Civil Disobedience = Domestic Terrorism
There’s a fundamental difference between two divergent interpretations of the Constitution’s intent and purpose:
- The original idea that the Constitution informs the State of citizens’ natural rights and restricts it [the State] thusly; and
- The modern and pervasive idea that the Constitution informs the citizens as to what rights they have and what they are allowed to do within the laws.
At first glance these two statements may seem just as similar as the Golden Rule and its inverse: don’t do unto others as you would not have them do unto you. We must look beyond the elementary meaning invoked by merely skimming over both and nodding our heads as to say that they mean one in the same.
The polar syntax machinations in both sets of statements become only clearer when we appoint examples to all four sentences. Though it might be argued that in both instances both sentences can be applied together, I think to do so would only confuse people even more. It would be to say that the State and the citizens are a symbiotic relationship rather than the State ruling the people or the people ruling the State. We have been led to believe that we are a democratic society and that the State is for and by the people, but this holds no water when you take two seconds to imagine disposing of the current elected elite and consider your chance of success.
The rule of law and respect for the State has been a slow and steady propaganda campaign wrought by countless committees, congresses, and presidents. Those charged with maintaining law and order at the point of a gun do so by first considering the law and second, the rule. The citizen does not fit into the equation. The mass are too well disciplined to obey at the bark of an order by an authority figure.
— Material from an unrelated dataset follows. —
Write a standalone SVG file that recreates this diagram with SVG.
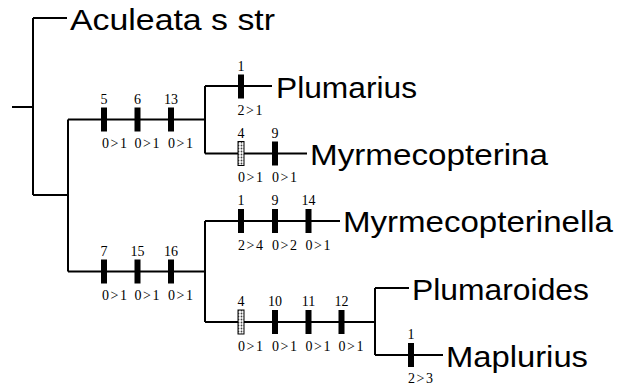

Armed service members continue to be members while fighting overseas burying their moral confusions about the entire bloody situation. Policemen too often act first and question later. This has been defended by staunch statists who put the policeman’s safety first over the citizen’s. And we have been told that this is morally just, that the policeman puts his/her life on the line to protect us. They must act in accordance with their own self-preservation first and foremost. But to what extent? More and more, thanks to the liberating power of the internet, we read stories and reports of policemen going above and beyond just handcuffing someone. They are killing people without restraint in the act of “self-defense”; guilty before the idea “innocent” is a thought that can pass through a policeman’s mind.
Through this method of discipline and demonizing those who break a law but create no victim, the government has been able to secure a passive people. Any civil disobedience has just become another phrase for domestic terrorism. In Europe they are rioting over what we might consider to be quite silly and some times over things that we can solve in court or through referendum. We have become a country that is a combination of the prophecies of Orwell and Huxley; something I’m sure both of them would have dreaded more than their own single fictitious creations.
The Constitution is not a restriction on the people. The Constitution is a restriction on the State. It’s a restriction the State has ignored and trumped and abused with law after law.
You SHOULD not respect every service member or every police officer or every legislature you come across. You DON’T know each and every one of their morals and reasons for taking on the job that they did. You don’t have to physically fight back but being verbally strong towards “authority” figures is a step in the right direction. If they’re being ugly you need to voice it out and tell them to back the fuck up. Carry a copy of the Constitution and shove it in their face to remind them that that little book is the supreme law of the land and their guns are not.